5.1.12

A situação na Líbia é caótica

Kader Abderrahim est professeur associé à l'université de Californie et maître de conférences à Sciences Po Paris.

Quelle analyse faites-vous des combats qui ont eu lieu lundi 2 janvier à Tripoli entre des groupes d'ex-rebelles ?

Ces affrontements posent une question de fond qui est celui du désarmement des milices auquel le Conseil national de la résistance (CNT) n'est pas parvenu. Ces milices qui se sont constituées pour combattre Kadhafi à Misrata, Syrte ou Tripoli, réclament aujourd'hui des contreparties politiques pour déposer les armes abondamment reçues pendant l'insurrection. Or le CNT, qui est actuellement dans une période intérimaire, entre la rédaction d'une Constitution et l'organisation des élections, ne dispose que d'une marge de manœuvre très réduite. La situation est chaotique et ce n'est pas une surprise. Il y a de vrais risques de dérapages et des menaces directes contre le CNT.

Quel rôle jouent les milices dans la Libye d'aujourd'hui ?

Celui de groupes majoritairement aux mains des islamistes qui défendent leurs intérêts locaux ou régionaux dans un pays en situation post guerre civile. Les armes puisées dans l'arsenal de l'ancien régime sont pour l'instant un bon argument pour garder de l'influence et peser sur les choix politiques. Le CNT n'a pas toute l'autorité ni les moyens militaires ni la volonté politique d'entrer en confrontation avec ces milices. Les dirigeants du CNT cherchent à faire progresser l'Etat sur les plus petits dénominateurs communs : la mise en place d'un ministère des infrastructures pour relancer l'économie, ou encore la création d'un ministère de l'hydraulique pour l'acheminement de l'eau. Des sujets sur lesquels tout le monde est d'accord. Pour le reste je ne suis pas optimiste à moyen terme. La déclaration du président du CNT, Moustapha Abdeljalil, qui assure mercredi craindre une guerre civile, est un aveu d'impuissance.

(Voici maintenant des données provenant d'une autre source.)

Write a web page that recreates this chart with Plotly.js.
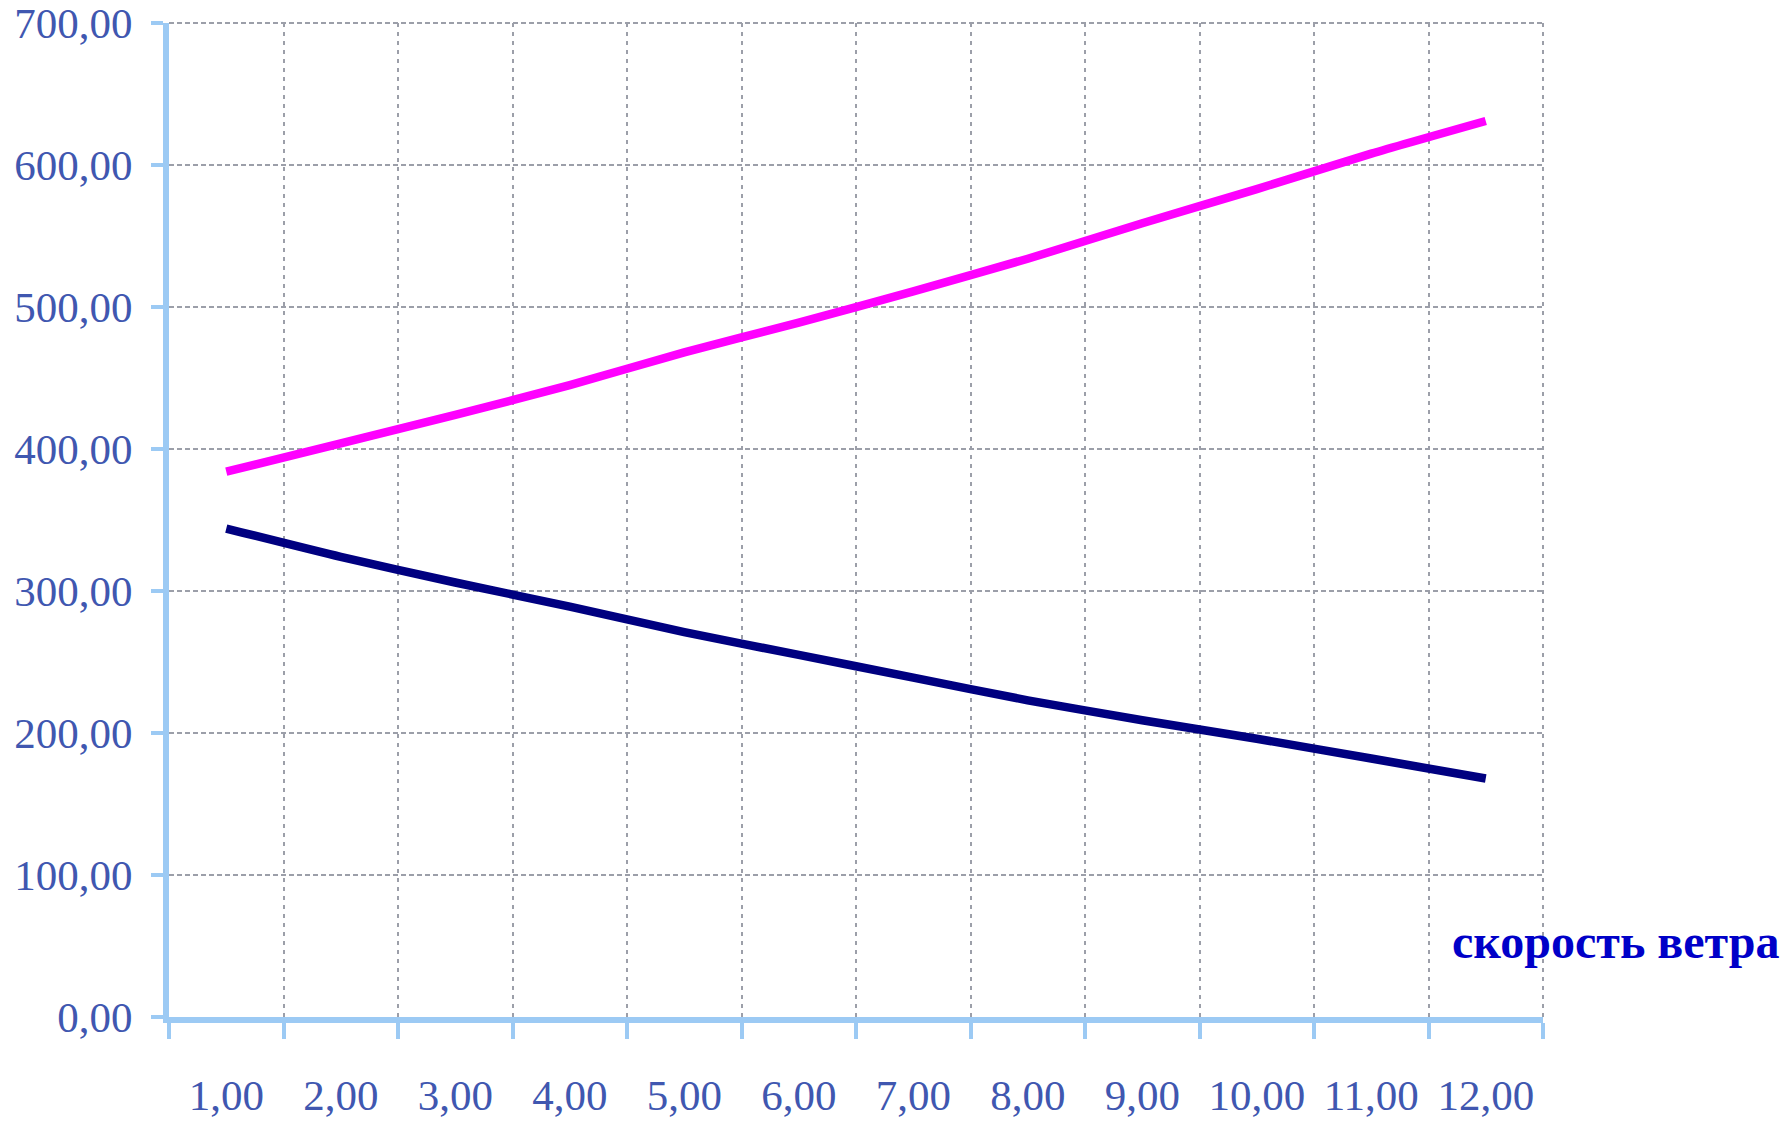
<!DOCTYPE html>
<html>
<head>
<meta charset="utf-8">
<script src="https://cdn.plot.ly/plotly-3.0.1.min.js"></script>
<style>html,body{margin:0;padding:0;background:#ffffff;}</style>
</head>
<body>
<div id="chart" style="width:1791px;height:1122px;"></div>
<script>
// Wind speed categories (x axis)
const categories = ["1,00","2,00","3,00","4,00","5,00","6,00","7,00","8,00","9,00","10,00","11,00","12,00"];
// Upper (magenta) series
const upperSeries = [384, 404, 424, 445, 468, 489, 511, 534, 559, 583, 608, 631];
// Lower (navy) series
const lowerSeries = [344, 324, 306, 289, 271, 255, 239, 223, 209, 196, 182, 168];
// Y tick values
const yTickValues = [0, 100, 200, 300, 400, 500, 600, 700];
const xAxisLabel = "скорость ветра";

const tickFont = {family: "Liberation Serif, 'Times New Roman', serif", size: 43, color: "#4057b0"};
const axisBlue = "#9ccaf4";
const gridGrey = "#9c9fa9";

const traces = [
  {x: categories, y: upperSeries, type: "scatter", mode: "lines",
   line: {color: "#ff00ff", width: 8.5, shape: "spline", smoothing: 0.6}, hoverinfo: "skip"},
  {x: categories, y: lowerSeries, type: "scatter", mode: "lines",
   line: {color: "#000080", width: 8.5, shape: "spline", smoothing: 0.6}, hoverinfo: "skip"}
];

const layout = {
  width: 1791, height: 1122,
  margin: {l: 169, r: 248, t: 23, b: 105, pad: 0},
  paper_bgcolor: "#ffffff", plot_bgcolor: "#ffffff",
  showlegend: false,
  separators: ", ",
  xaxis: {
    type: "category",
    range: [-0.5, categories.length - 0.5],
    tickson: "boundaries",
    showline: true, linecolor: axisBlue, linewidth: 6,
    ticks: "outside", ticklen: 16, tickwidth: 4, tickcolor: axisBlue,
    showgrid: true, gridcolor: gridGrey, gridwidth: 2, griddash: "4px,5px",
    zeroline: false,
    tickfont: tickFont,
    ticklabelstandoff: 35,
    fixedrange: true
  },
  yaxis: {
    range: [0, 700],
    tickmode: "array", tickvals: yTickValues, tickformat: ".2f",
    showline: true, linecolor: axisBlue, linewidth: 6,
    ticks: "outside", ticklen: 12, tickwidth: 4, tickcolor: axisBlue,
    showgrid: true, gridcolor: gridGrey, gridwidth: 2, griddash: "5px,3px",
    zeroline: false,
    tickfont: tickFont,
    ticklabelstandoff: 10,
    fixedrange: true
  },
  shapes: [
    {type: "line", xref: "paper", yref: "paper", x0: 0, x1: 1, y0: 1, y1: 1, layer: "below",
     line: {color: gridGrey, width: 2, dash: "5px,3px"}},
    {type: "line", xref: "paper", yref: "paper", x0: 1, x1: 1, y0: 0, y1: 1, layer: "below",
     line: {color: gridGrey, width: 2, dash: "4px,5px"}}
  ],
  annotations: [{
    text: "<b>" + xAxisLabel + "</b>",
    xref: "paper", yref: "paper",
    x: 0.9324, y: 0.0755, xanchor: "left", yanchor: "middle",
    showarrow: false,
    font: {family: "Liberation Serif, 'Times New Roman', serif", size: 48, color: "#0000c8"}
  }]
};

Plotly.newPlot("chart", traces, layout, {displayModeBar: false, staticPlot: true});
</script>
</body>
</html>
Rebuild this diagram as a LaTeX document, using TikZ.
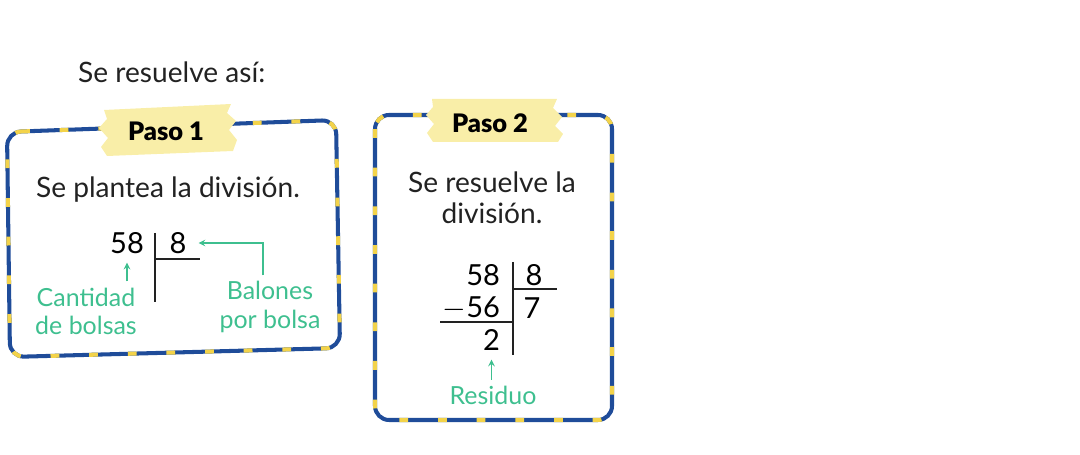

La nomination mardi d'un chef d'état-major de l'armée laisse-t-elle entrevoir une amélioration ?

Rappelons qu'il n'y avait pas de ministre de la défense depuis l'assassinat du général Abdel Fattah Younès en juillet. Un acte qui témoignait déjà des dissensions au sein du mouvement des rebelles. Le nouveau chef d'état-major Youssef Al-Mankouch n'est pas un personnage de premier plan et il prend la tête d'une armée embryonnaire qui a pour mission d'intégrer les milices en son sein, une mission très délicate qui ne se fera pas sans l'arbitrage des islamistes. Rappelons que l'influence des islamistes au sein du CNT, de l'armée mais aussi des milices est très important. Mohammed Belhaj, gouverneur militaire de Tripoli, fondateur du Groupe islamique combattant en Libye et autrefois proche d'Al-Qaida, dispose ainsi d'une influence considérable.

Exprimant leur inquiétude après les violences, les Etats-Unis ont proposé d'aider le pays à intégrer ces milices aux forces armées. Cette proposition a-t-elle une chance d'aboutir ?

Notons tout d'abord qu'il n'y a eu aucune réaction occidentale aux affrontements dont nous parlons hormis celle des Etats-Unis. Ce qui est plutôt étonnant pour des pays comme la France qui se sont autant impliqués dans la région. Quant à la proposition formulée par la porte-parole du département d'Etat, Victoria Nuland, on voit bien les intérêts énergétiques et stratégiques américains. Ne nous voilons pas la face, cette aide est déjà effective sur le terrain, elle l'a été pendant la guerre et continue aujourd'hui. Pour autant, il y a un pas entre cette collaboration officieuse et une coopération officielle. De mon point de vue, ce genre de coopération viendra plus sûrement de certains pays très conservateurs du Golfe, comme le Qatar par exemple, qui joue déjà un rôle de pondération des islamistes, que ce soit en Libye ou en Tunisie.